For consumer industries, these models support flexibility in energy strategy and strengthen the ability to link sustainability ambition to operational execution.

Operational efficiency gains across food and retail value chains

Renewable energy expansion is most impactful when combined with operational efficiency initiatives across production and distribution. For food and retail value chains, electricity demand is concentrated in three areas.

Energy intensive production and packaging

Food processing and packaging conversion rely on continuous energy consumption for heating, cooling, sterilization and production line operations. Cleaner electricity reduces emissions intensity and supports sustainability performance.

Cold chain infrastructure

Cold storage, distribution refrigeration and in-store refrigeration represent major energy loads. Renewable backed power supports a stronger emissions profile while enabling efficiency upgrades with greater impact.

Automated logistics and distribution centers

Modern distribution centers rely on automation systems and digital controls that increase electricity reliance. Renewable energy availability supports both operational growth and sustainability goals.

Logistics efficiency and industrial parks are converging with renewable readiness

Industrial transformation depends on industrial parks, special economic zones and logistics corridors that offer competitive infrastructure. Renewable energy and grid modernization are increasingly shaping the attractiveness of these clusters for manufacturers and distributors.

The strategic advantages include:

• Improved long term energy cost predictability
• Stronger sustainability credentials for export aligned supply chains
• Higher attractiveness for international partnerships and institutional procurement
• Better integration potential for automation, refrigeration and data driven logistics

For food and consumer categories, these factors influence strategic decisions on:

• Manufacturing footprint and localization
• Distribution center siting and scale
• Cold chain expansion
• Retail logistics and delivery optimization

Emissions reporting readiness is becoming an operational requirement

Sustainability in Saudi Arabia is increasingly measured through performance, transparency and governance. For consumer industries, emissions reporting maturity is shifting from a corporate communications priority to an operational requirement.

Renewable energy integration supports emissions performance most directly through purchased electricity reduction. This supports improved Scope Two emissions metrics and strengthens performance in supply chain scorecards.

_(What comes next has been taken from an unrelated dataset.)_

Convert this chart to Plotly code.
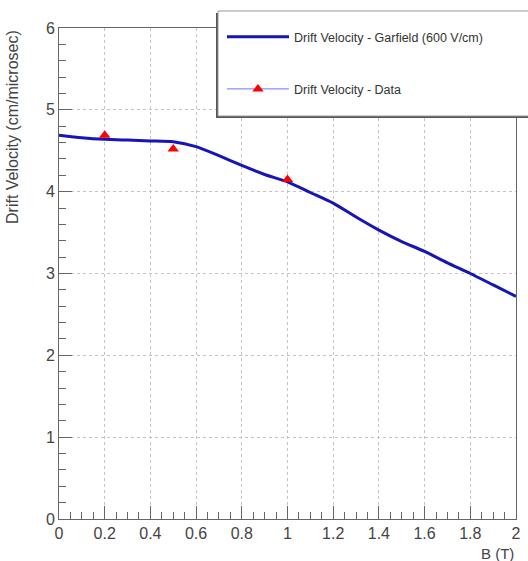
import plotly.graph_objects as go

# Garfield simulation curve (B in Tesla, drift velocity in cm/microsec)
garfield_b = [0.0, 0.1, 0.2, 0.3, 0.4, 0.5, 0.6, 0.7, 0.8, 0.9, 1.0,
              1.1, 1.2, 1.3, 1.4, 1.5, 1.6, 1.7, 1.8, 1.9, 2.0]
garfield_v = [4.69, 4.66, 4.64, 4.63, 4.62, 4.61, 4.55, 4.44, 4.32, 4.21, 4.12,
              3.99, 3.86, 3.69, 3.53, 3.39, 3.27, 3.13, 3.00, 2.86, 2.72]

# Measured data
data_b = [0.2, 0.5, 1.0]
data_v = [4.69, 4.52, 4.15]

# isolate data points so legend shows line+marker but no connecting line in plot
dx, dy = [], []
for b, v in zip(data_b, data_v):
    dx += [b, None]
    dy += [v, None]

W, H = 528, 561
L, R, T, B = 59, 12, 28, 42
pw, ph = W - L - R, H - T - B

def px2x(p):
    return (p - L) / pw

def px2y(p):
    return (H - B - p) / ph

fig = go.Figure()
fig.add_trace(go.Scatter(
    x=garfield_b, y=garfield_v, mode="lines",
    line=dict(color="#1515b8", width=3, shape="spline", smoothing=0.6),
    name="Drift Velocity - Garfield (600 V/cm)", legendgroup="g1"))
fig.add_trace(go.Scatter(
    x=dx, y=dy, mode="lines+markers", connectgaps=False,
    line=dict(color="#7070ff", width=1),
    marker=dict(symbol="triangle-up", size=10, color="#ff0000"),
    name="Drift Velocity - Data", legendgroup="g2"))

axis_common = dict(
    showline=True, linecolor="#666666", linewidth=1, mirror=True,
    ticks="inside", ticklen=13, tickcolor="#666666", tickwidth=1,
    showgrid=True, gridcolor="#c4c4c4", griddash="dot", gridwidth=1,
    zeroline=False,
    tickfont=dict(family="Liberation Sans, Arial", size=16, color="#444444"),
)

fig.update_xaxes(range=[0, 2], tick0=0, dtick=0.2,
                 minor=dict(dtick=0.05, ticks="inside", ticklen=7, tickcolor="#666666", showgrid=False),
                 **axis_common)
fig.update_yaxes(range=[0, 6], tick0=0, dtick=1,
                 minor=dict(dtick=0.2, ticks="inside", ticklen=7, tickcolor="#666666", showgrid=False),
                 **axis_common)

# legend box (with shadow) drawn as shapes
bx0, bx1, by0, by1 = 218, 545, 11, 116
fig.add_shape(type="rect", xref="paper", yref="paper", layer="above",
              x0=px2x(bx0 - 2), x1=px2x(bx1 - 2), y0=px2y(by1 + 2), y1=px2y(by0 + 2),
              fillcolor="#555555", line=dict(width=0))
fig.add_shape(type="rect", xref="paper", yref="paper", layer="above",
              x0=px2x(bx0), x1=px2x(bx1), y0=px2y(by1), y1=px2y(by0),
              fillcolor="white", line=dict(color="#999999", width=1))

fig.add_annotation(text="B (T)", xref="paper", yref="paper", x=1, y=px2y(553),
                   xanchor="right", yanchor="middle", showarrow=False,
                   font=dict(family="Liberation Sans, Arial", size=15, color="#444444"))
fig.add_annotation(text="Drift Velocity (cm/microsec)", xref="paper", yref="paper",
                   x=px2x(12), y=1, xanchor="center", yanchor="top", textangle=-90,
                   showarrow=False,
                   font=dict(family="Liberation Sans, Arial", size=16, color="#444444"))

fig.update_layout(
    width=W, height=H,
    margin=dict(l=L, r=R, t=T, b=B, autoexpand=False),
    paper_bgcolor="white", plot_bgcolor="white",
    showlegend=True,
    legend=dict(x=px2x(222), y=px2y(22), xanchor="left", yanchor="top",
                bgcolor="rgba(0,0,0,0)", borderwidth=0,
                traceorder="grouped", tracegroupgap=33, itemwidth=62,
                font=dict(family="Liberation Sans, Arial", size=12.5, color="#333333")),
)

fig.write_html("out.html", config={"displayModeBar": False})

Emissions reporting readiness requires three building blocks.

1- Baseline measurement

Energy data must be consolidated across sites, facilities and logistics hubs.

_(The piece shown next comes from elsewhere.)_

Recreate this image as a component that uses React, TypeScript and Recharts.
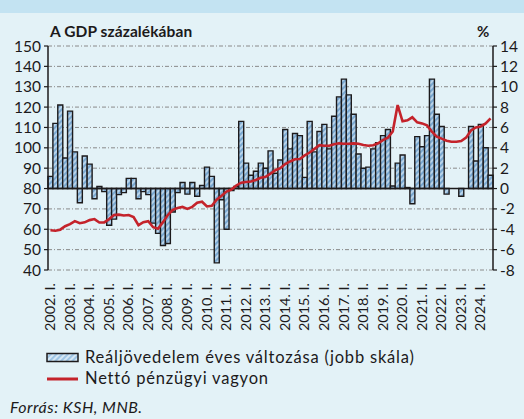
import { ComposedChart, Bar, Line, XAxis, YAxis, CartesianGrid, ReferenceLine } from 'recharts';

const years = [
  2002, 2003, 2004, 2005, 2006, 2007, 2008, 2009, 2010, 2011, 2012, 2013,
  2014, 2015, 2016, 2017, 2018, 2019, 2020, 2021, 2022, 2023, 2024,
];
const quarterMarks = ['I.', 'II.', 'III.', 'IV.'];

// Reáljövedelem éves változása, % (jobb skála)
const incomeChange = [
  1.2, 6.4, 8.2, 3.0, 7.6, 3.6, -1.4, 3.2, 2.4, -1.0,
  0.2, -0.3, -3.6, -3.0, -0.6, -0.4, 1.0, 1.0, -1.0, -0.3,
  -0.6, -3.4, -4.4, -5.6, -5.4, -2.3, -0.4, 0.6, -0.55, 0.6,
  -0.75, 0.3, 2.1, 1.2, -7.3, -1.1, -4.0, -0.2, 0.2, 6.6,
  2.5, 1.3, 1.7, 2.5, 2.0, 3.7, 1.5, 2.8, 5.8, 3.9,
  5.4, 5.2, 1.1, 6.6, 3.6, 5.6, 6.3, 3.9, 7.1, 9.0,
  10.75, 9.2, 7.3, 3.4, 2.0, 2.1, 3.9, 4.5, 5.2, 5.8,
  0.25, 2.5, 3.3, 0.1, -1.5, 5.1, 4.1, 5.2, 10.75, 7.3,
  6.1, -0.55, 0, 0, -0.75, 0, 6.1, 2.7, 6.3, 4.0,
  1.3,
];

// Nettó pénzügyi vagyon, a GDP százalékában
const netWealth = [
  59.5, 59.3, 59.8, 61.5, 62.5, 64, 63, 63.4, 64.5, 65,
  63.3, 63.4, 65, 67, 67.2, 66.8, 67, 66, 62, 63.5,
  64, 61, 60.3, 63.5, 67, 69.5, 70.5, 71, 70, 71,
  73, 73.5, 71.2, 71.5, 74.5, 76.5, 78.5, 79.5, 81.5, 82.9,
  83.2, 83.5, 84.2, 85.3, 85.8, 87.3, 89, 90, 92, 93.3,
  94.4, 94.5, 96.3, 97.7, 99.5, 101.3, 101, 101, 101.8, 102.2,
  102, 102, 102.2, 102, 101.4, 101, 101.3, 102.2, 103.8, 105,
  108, 121, 113, 113.5, 115, 112.5, 112, 111, 108, 105.5,
  104.5, 103.5, 103, 103, 103.3, 105, 108.5, 110, 110.5, 112,
  114.5,
];

const leftTicks = [40, 50, 60, 70, 80, 90, 100, 110, 120, 130, 140, 150];
const rightTicks = [-8, -6, -4, -2, 0, 2, 4, 6, 8, 10, 12, 14];

const periods = years
  .flatMap((y) => quarterMarks.map((q) => `${y}. ${q}`))
  .slice(0, incomeChange.length);

const data = periods.map((period, i) => ({
  period,
  income: incomeChange[i],
  wealth: netWealth[i],
}));

const FONT = 'Lato, "Open Sans", sans-serif';
const INK = '#1c1a1b';

function YearTick(props: { x?: number; y?: number; payload?: { value: string } }) {
  const { x = 0, y = 0, payload } = props;
  if (!payload || !payload.value.endsWith(' I.')) return null;
  return (
    <text
      x={x}
      y={y}
      transform={`rotate(-90, ${x}, ${y})`}
      textAnchor="end"
      dy="0.36em"
      fontSize={13}
      textLength={48}
      lengthAdjust="spacingAndGlyphs"
      fontFamily={FONT}
      fill={INK}
    >
      {payload.value}
    </text>
  );
}

export default function App() {
  return (
    <div
      style={{
        position: 'absolute',
        left: 0,
        top: 0,
        width: 524,
        height: 419,
        background: '#e3f2f7',
        fontFamily: FONT,
        color: INK,
        overflow: 'hidden',
      }}
    >
      <div style={{ position: 'absolute', left: 0, top: 0, width: 524, height: 13, background: '#c3e3f2' }} />

      <div style={{ position: 'absolute', left: 50, top: 22, fontSize: 15.5, fontWeight: 700, letterSpacing: 0.1 }}>
        A GDP százalékában
      </div>
      <div style={{ position: 'absolute', left: 477, top: 22, fontSize: 15, fontWeight: 700 }}>%</div>

      <div style={{ position: 'absolute', left: 0, top: 0 }}>
        <ComposedChart
          width={524}
          height={419}
          data={data}
          margin={{ top: 46, right: 0, bottom: 99, left: 8 }}
          barCategoryGap={0}
        >
          <defs>
            <pattern id="hatch" width="4" height="4" patternUnits="userSpaceOnUse" patternTransform="rotate(45)">
              <rect width="4" height="4" fill="#b9d4ea" />
              <rect width="2" height="4" fill="#7aa8d0" />
            </pattern>
          </defs>
          <CartesianGrid
            yAxisId="left"
            vertical={false}
            stroke="#8a8a8a"
            strokeDasharray="4 2 1 2"
          />
          <XAxis
            dataKey="period"
            interval={0}
            height={50}
            axisLine={false}
            tickLine={false}
            tickSize={0}
            tickMargin={13}
            tick={<YearTick />}
          />
          <YAxis
            yAxisId="left"
            orientation="left"
            width={40}
            domain={[40, 150]}
            ticks={leftTicks}
            interval={0}
            tickSize={4}
            tickMargin={3}
            axisLine={{ stroke: INK, strokeWidth: 1.5 }}
            tickLine={{ stroke: INK, strokeWidth: 1.2 }}
            tick={{ fontSize: 15.5, fontFamily: FONT, fill: INK }}
          />
          <YAxis
            yAxisId="right"
            orientation="right"
            width={31}
            domain={[-8, 14]}
            ticks={rightTicks}
            interval={0}
            tickSize={4}
            tickMargin={3}
            axisLine={{ stroke: INK, strokeWidth: 1.5 }}
            tickLine={{ stroke: INK, strokeWidth: 1.2 }}
            tick={{ fontSize: 15.5, fontFamily: FONT, fill: INK }}
          />
          <Bar
            yAxisId="right"
            dataKey="income"
            fill="url(#hatch)"
            stroke={INK}
            strokeWidth={1.4}
            isAnimationActive={false}
          />
          <ReferenceLine yAxisId="right" y={0} stroke={INK} strokeWidth={1.6} />
          <Line
            yAxisId="left"
            type="linear"
            dataKey="wealth"
            stroke="#c4232b"
            strokeWidth={2.6}
            dot={false}
            activeDot={false}
            isAnimationActive={false}
          />
        </ComposedChart>
      </div>

      <div style={{ position: 'absolute', left: 46, top: 347, fontSize: 16.5, lineHeight: '21px', letterSpacing: 0.8 }}>
        <div style={{ display: 'flex', alignItems: 'center' }}>
          <svg width={34} height={12} style={{ marginRight: 5 }}>
            <defs>
              <pattern id="hatchLegend" width="4" height="4" patternUnits="userSpaceOnUse" patternTransform="rotate(45)">
                <rect width="4" height="4" fill="#d6e8f5" />
                <rect width="2" height="4" fill="#9fc6e6" />
              </pattern>
            </defs>
            <rect x={1} y={1.5} width={31} height={8} fill="url(#hatchLegend)" stroke={INK} strokeWidth={1.5} />
          </svg>
          <span>Reáljövedelem éves változása (jobb skála)</span>
        </div>
        <div style={{ display: 'flex', alignItems: 'center' }}>
          <svg width={34} height={12} style={{ marginRight: 5 }}>
            <line x1={1} y1={6} x2={32} y2={6} stroke="#c4232b" strokeWidth={3} />
          </svg>
          <span>Nettó pénzügyi vagyon</span>
        </div>
      </div>

      <div style={{ position: 'absolute', left: 10, top: 397, fontSize: 16, fontStyle: 'italic', letterSpacing: 0.5 }}>
        Forrás: KSH, MNB.
      </div>
    </div>
  );
}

2- Traceability and audit readiness

Data governance and documentation support consistency across reporting cycles and stakeholder expectations.

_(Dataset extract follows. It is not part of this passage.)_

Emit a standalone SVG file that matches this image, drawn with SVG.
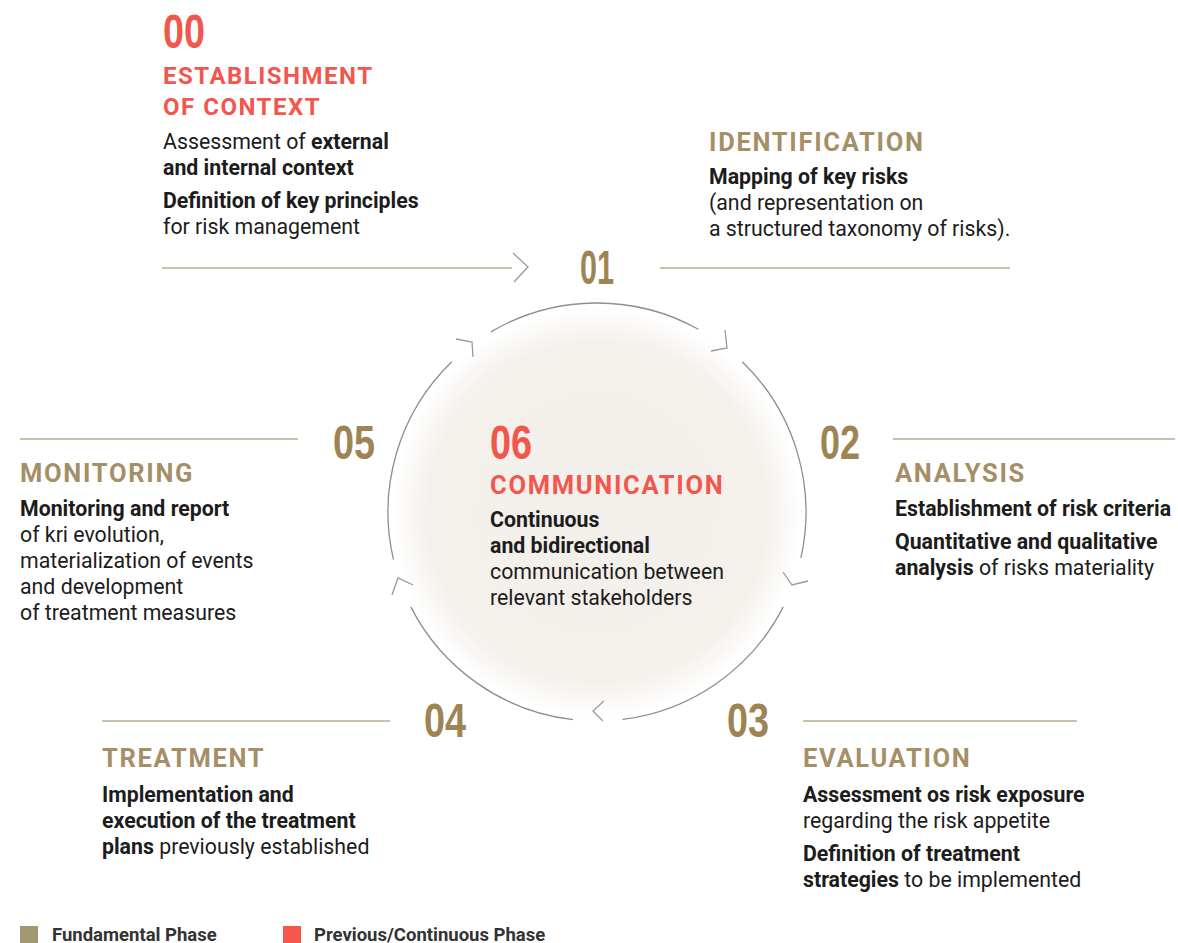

3- Integration into decision making

Energy and emissions data must support investment planning, supplier selection and operational strategy.

Saudi Arabia’s renewable expansion supports these capabilities by increasing the availability of cleaner electricity at scale while enabling procurement models that provide measurable renewable attribution.

Sector implications for food processing, agribusiness, distribution and retail operations

Food processing

Renewable backed electricity supports lower emissions intensity across production while strengthening cost stability for energy intensive operations. Over time, this supports competitiveness and alignment with sustainability expectations in domestic and regional markets.

Agribusiness

Energy reliability and sustainability performance support controlled environment agriculture, post harvest processing and cold storage. Renewable energy availability strengthens resilience in high demand supply periods and supports food security objectives.

Distribution and logistics

Renewable integration supports decarbonization of warehouse operations, automated distribution and cold chain infrastructure. This strengthens service quality and supports reduced loss through stronger refrigeration reliability.

Retail operations

Retail estates benefit from renewable backed grid improvements through improved sustainability metrics and stronger alignment with consumer expectations. Efficiency programs deliver higher impact when supported by cleaner grid electricity.

What to watch through 2030

Renewables and grid modernization will continue to shape Saudi industrial transformation through the remainder of the decade. Several indicators will matter for consumer industries.

• Pace of renewable awards and grid integration
• Expansion of private sector procurement and self consumption uptake
• Localization progress for solar and wind component manufacturing
• Measurable improvements in grid automation and stability
• Increased renewable availability across industrial parks and logistics corridors

The pipeline already indicates continued momentum through multi gigawatt awards and large scale development programs.

Renewable power and grid modernization are reshaping Saudi Arabia’s industrial and consumer economy. With national targets aiming for 50 percent renewable electricity generation by 2030 and renewable capacity reaching 58.7 gigawatts by 2030, the energy transition is positioned as a long term structural foundation for competitiveness and sustainability.

Renewable deployment already reached 6,551 megawatts of installed capacity by the end of 2024 and the project pipeline continues to expand through large scale awards and multi year developments.

For food processing, agribusiness, distribution and retail operations, renewables are supporting industrial localization, operational efficiency and emissions reporting readiness. The result is a more sustainable operating model that aligns commercial performance with Saudi Arabia’s national transformation direction.